# Mulch Jump



## Cpt. Insaneo (Jun 30, 2009)

How do you think mulch would work as the base for a jump?

I'd put some bricks for foundation.
I just want to build a jump in my backyard.
It'd be small to, no higher than a foot.


----------



## dburatti (Feb 14, 2004)

I highly recommend NOT using mulch as a base, as it will not stay compressed. It'll feel spongy when you walk on it or try to use it as a base for a ramp. Dirt will make the best base, particularly if the dirt has some clay in it.

D


----------



## highdelll (Oct 3, 2008)

Cinder-block and a piece of plywood - now that's a sweet jump :thumbsup:


----------



## ebxtreme (Jan 6, 2004)

Mulch or wood chips works great for a *landing *if your're trying to learn tricks - preferably as a step up.

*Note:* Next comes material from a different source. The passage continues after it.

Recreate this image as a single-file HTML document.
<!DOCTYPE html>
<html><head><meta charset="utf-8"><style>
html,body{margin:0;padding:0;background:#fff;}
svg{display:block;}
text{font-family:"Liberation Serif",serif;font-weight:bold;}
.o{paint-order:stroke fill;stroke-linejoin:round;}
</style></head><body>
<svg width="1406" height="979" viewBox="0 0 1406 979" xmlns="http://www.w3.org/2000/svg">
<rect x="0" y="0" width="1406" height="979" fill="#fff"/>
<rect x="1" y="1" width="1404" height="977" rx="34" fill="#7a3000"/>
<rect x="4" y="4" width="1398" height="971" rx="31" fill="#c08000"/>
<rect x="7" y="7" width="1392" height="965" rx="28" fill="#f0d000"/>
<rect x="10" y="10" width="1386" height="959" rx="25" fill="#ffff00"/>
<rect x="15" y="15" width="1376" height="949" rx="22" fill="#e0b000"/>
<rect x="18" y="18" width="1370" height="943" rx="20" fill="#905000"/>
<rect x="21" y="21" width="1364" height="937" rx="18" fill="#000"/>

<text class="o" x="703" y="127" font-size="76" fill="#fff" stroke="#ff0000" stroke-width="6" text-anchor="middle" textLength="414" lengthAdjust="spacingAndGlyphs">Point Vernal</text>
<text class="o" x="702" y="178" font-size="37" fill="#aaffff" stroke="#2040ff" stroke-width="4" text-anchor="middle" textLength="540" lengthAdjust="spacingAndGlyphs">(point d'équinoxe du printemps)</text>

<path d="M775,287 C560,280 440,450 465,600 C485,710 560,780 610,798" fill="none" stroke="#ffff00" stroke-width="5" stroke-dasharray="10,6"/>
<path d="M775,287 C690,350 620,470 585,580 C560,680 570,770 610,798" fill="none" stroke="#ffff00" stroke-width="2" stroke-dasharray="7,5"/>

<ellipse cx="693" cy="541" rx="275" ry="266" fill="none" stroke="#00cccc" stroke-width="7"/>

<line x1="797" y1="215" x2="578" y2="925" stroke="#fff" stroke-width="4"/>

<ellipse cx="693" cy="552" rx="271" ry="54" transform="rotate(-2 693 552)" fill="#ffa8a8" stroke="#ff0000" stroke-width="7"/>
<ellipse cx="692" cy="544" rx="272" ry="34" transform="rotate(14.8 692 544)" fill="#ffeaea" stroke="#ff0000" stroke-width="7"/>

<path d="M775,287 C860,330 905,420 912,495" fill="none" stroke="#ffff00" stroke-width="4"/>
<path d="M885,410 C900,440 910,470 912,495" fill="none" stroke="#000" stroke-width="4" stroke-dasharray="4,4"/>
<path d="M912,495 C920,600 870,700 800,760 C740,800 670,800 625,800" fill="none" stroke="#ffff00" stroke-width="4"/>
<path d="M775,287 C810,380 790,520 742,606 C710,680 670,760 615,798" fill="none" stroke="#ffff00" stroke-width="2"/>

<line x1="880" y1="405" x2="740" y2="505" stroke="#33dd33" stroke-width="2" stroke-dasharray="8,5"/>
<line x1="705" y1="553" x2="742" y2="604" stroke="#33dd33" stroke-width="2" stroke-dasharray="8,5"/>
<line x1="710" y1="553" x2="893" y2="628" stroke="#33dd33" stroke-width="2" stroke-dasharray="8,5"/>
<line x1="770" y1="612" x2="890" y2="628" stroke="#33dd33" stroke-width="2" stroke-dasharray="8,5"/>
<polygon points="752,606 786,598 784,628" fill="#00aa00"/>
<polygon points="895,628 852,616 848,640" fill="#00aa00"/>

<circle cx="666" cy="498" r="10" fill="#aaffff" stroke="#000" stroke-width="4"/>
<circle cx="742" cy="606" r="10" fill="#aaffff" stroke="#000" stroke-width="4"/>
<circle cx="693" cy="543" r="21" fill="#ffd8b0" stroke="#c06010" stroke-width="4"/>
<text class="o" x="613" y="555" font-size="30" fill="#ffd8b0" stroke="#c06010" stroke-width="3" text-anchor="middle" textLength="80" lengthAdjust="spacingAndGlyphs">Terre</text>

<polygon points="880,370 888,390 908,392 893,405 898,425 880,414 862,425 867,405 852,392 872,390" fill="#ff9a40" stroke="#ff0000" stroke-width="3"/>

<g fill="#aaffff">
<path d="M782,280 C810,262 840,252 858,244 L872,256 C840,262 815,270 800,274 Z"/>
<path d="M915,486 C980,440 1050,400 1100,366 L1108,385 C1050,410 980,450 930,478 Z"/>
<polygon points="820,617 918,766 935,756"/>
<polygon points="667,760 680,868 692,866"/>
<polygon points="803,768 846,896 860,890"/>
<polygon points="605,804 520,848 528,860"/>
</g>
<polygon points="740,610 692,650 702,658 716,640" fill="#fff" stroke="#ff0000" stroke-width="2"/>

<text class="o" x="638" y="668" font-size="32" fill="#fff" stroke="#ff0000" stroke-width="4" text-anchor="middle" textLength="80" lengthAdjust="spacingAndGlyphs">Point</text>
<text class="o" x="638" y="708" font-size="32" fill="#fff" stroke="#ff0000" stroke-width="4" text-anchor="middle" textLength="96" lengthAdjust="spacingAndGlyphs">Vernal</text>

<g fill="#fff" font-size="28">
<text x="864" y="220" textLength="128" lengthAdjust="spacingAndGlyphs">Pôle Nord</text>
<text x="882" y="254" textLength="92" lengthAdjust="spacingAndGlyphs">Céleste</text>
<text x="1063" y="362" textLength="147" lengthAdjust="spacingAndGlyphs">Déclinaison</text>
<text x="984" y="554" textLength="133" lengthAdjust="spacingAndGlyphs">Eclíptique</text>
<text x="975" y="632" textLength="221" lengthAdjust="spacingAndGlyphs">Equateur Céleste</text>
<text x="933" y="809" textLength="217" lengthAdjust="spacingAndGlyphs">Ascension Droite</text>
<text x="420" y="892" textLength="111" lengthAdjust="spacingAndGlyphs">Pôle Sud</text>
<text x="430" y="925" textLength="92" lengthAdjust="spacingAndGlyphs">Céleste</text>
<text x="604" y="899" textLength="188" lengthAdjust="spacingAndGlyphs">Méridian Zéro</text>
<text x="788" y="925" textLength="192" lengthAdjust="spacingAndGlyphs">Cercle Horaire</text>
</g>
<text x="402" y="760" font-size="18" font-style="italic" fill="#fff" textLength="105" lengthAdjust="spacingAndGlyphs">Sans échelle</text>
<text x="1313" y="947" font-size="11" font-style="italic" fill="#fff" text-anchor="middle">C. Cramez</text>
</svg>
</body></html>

Otherwise, I wouldn't even consider it for a takeoff.

EB


----------



## WaveDude (Jan 14, 2004)

A one foot high jump doesn't require mulch/filler of any type. That's like two wheelbarrows worth of dirt.


----------



## rfeather (Aug 22, 2006)

I've seen kids jumping an old pile of sawdust. They're not too picky. But in your yard, a pile that small would be spread far and wide in a few weeks. A wooden jump would be removeable for mowing and such.


----------



## jpculp (Jul 11, 2009)

yeah for a 1 foot high jump just use wood


----------



## Boulder Pilot (Jan 23, 2004)

If you want to go organic, use manure. It packs better than mulch.


----------



## highdelll (Oct 3, 2008)

Boulder Pilot said:


> If you want to go organic, use manure. It packs better than mulch.


a new meaning for sh!t packer? :skep:


----------